Arabella, regarding the population bubble vis-a-vis oil... food fuels the population explosion, ceteris paribus. And we eat oil, so to speak. That's my understanding of the most fundamental part of it.

12/16/09, 6:41 PM

Bill Real said...
Hey, just wanted to say thanks for this essay, totally blew my mind and put all the Copenhagen hoo-ha in its proper place.

Nice one!

12/18/09, 9:53 AM

Alan said...
Hi John,

Just finished reading "The Ecotechnic Future". Beautiful and elegant. I didn't know about R-selected and K-selected seres prior to reading your book, but I found the concepts arresting enough to find out more. Along the way I came across Holling's Panarchy theory (Stoneleigh also referenced Panarchy on a very interesting post she made on 1 January 2010 on "The Automatic Earth"). You can find a description by Holling himself here: http://www.peopleandplace.net/perspectives/2009/1/26/collapse_and_renewal

Panarchy theory has direct and pertinent relevance to the ideas you expanded upon in The Ecotechnic Future--adds a few interesting twists. In the large you were spot on, but Panarchy has some interesting things to say about the collapse and renewal phases of an ecosystem (whether that system be social or physical). The ideas of Remember and Revolt have particular relevance to your concept of dissensus.

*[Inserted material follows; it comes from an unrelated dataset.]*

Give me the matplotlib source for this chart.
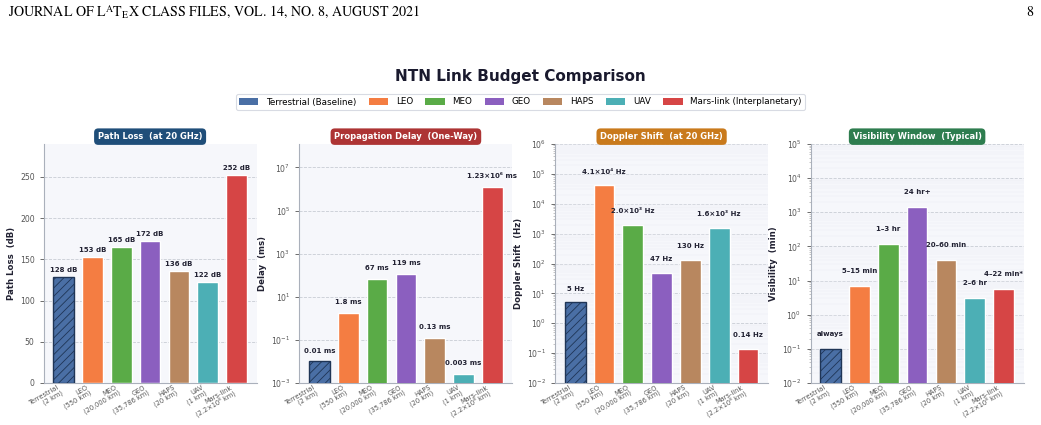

Do check it out, I have no doubt you will enjoy the collision with your own ideas!

Keep up the great work.

1/10/10, 1:28 AM

Jim Brewster said...
Arabella asked -

"1. If oil had not been discovered (or at least not exploited), do you think the human population would still have ballooned the way it has?

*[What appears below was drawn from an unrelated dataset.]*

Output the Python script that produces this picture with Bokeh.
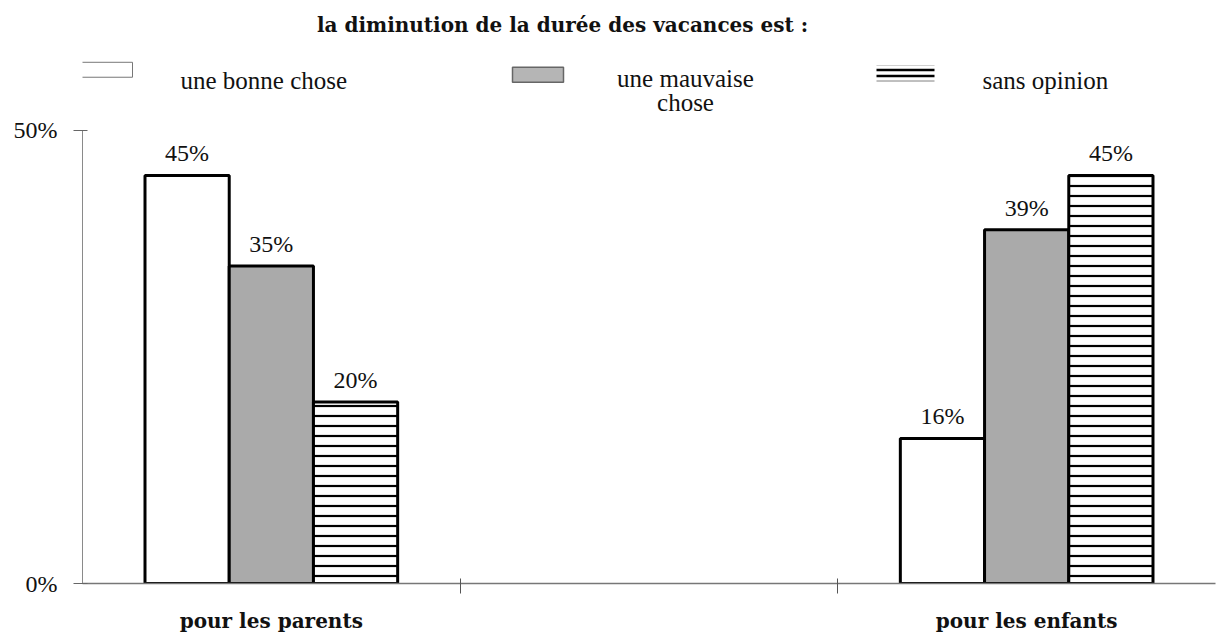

"2. If, as I suspect, the human population boom can be attributed, at least in part, to access to easy energy, why is that? All I've been able to come up with is making the public health infrastructure more easily and widely available. But I'm not sure it's widely available in places like India and China where the population has bloomed the most. Your thoughts?"

1) Probably not.

2) Fossil fuel allowed us to overshoot long-term carrying capacity because it bypassed some of the limiting factors that would have otherwise kicked in. Human and animal labor require food, so EROEI limits would have become a factor. Fossil fuel gave us the mechanical energy to clear, till, and fertilize at a much higher rate, and to grow an unsustainable level of food, and mitigate increasing degradation of the land. Fossil fuel also allowed us to distribute food around the world except where there were political barriers.